I will write the noble Lord on that when I write him on the specific case, if that is okay by him, because I am rapidly running out of time and I want to get through points that other noble Lords made.
The noble Lord, Lord Morris, talked about reduced numbers of staff. The work of the immigration system is vast, as noble Lords will appreciate. Every year, we make more than 3 million decisions on visas and have 250 million people crossing our borders. We are not complacent about this. The immigration system is constantly and continually improving, such as with ePassport gates.
The noble Baroness, Lady O’Neill, made a very important point about identity assurance. I particularly draw to noble Lords’ attention, as she did, the issue of EU citizens when we leave the EU. That is why we have put in place measures to ensure a very clear process, so that what happened with Windrush will not in future years happen to EU citizens. So all EU citizens who are here lawfully when the UK exits the EU will have the opportunity to regularise their status to remain in the country by applying for settled status. On identity assurance, we have operated a new scheme for settled status from scratch. So the application system will be simplified, user-friendly, and it will draw on existing government data to minimise the burden on applicants.

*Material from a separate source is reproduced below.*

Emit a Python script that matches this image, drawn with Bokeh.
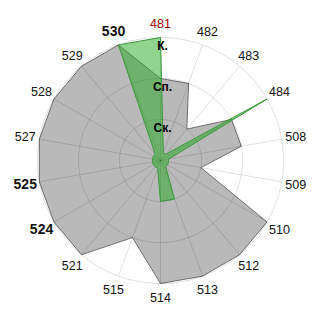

I will run out of time; I am pretty much out of time.
Will the noble Baroness answer the Irish citizens’ question? It is quite different from that for EU citizens in general because of the common travel area legislation.
I shall write to the noble Baroness on that, as I know it is completely different.
On the point about limbo, asked by the noble Lord, Lord Jones—and before the clock gets to “21”—when an application is made during the period of extant leave, leave is extended by statute until the application is determined. Where the right to rent or work checks are required, the Home Office can confirm entitlement to an employer or a landlord.
I have run out of time. I am terribly sorry.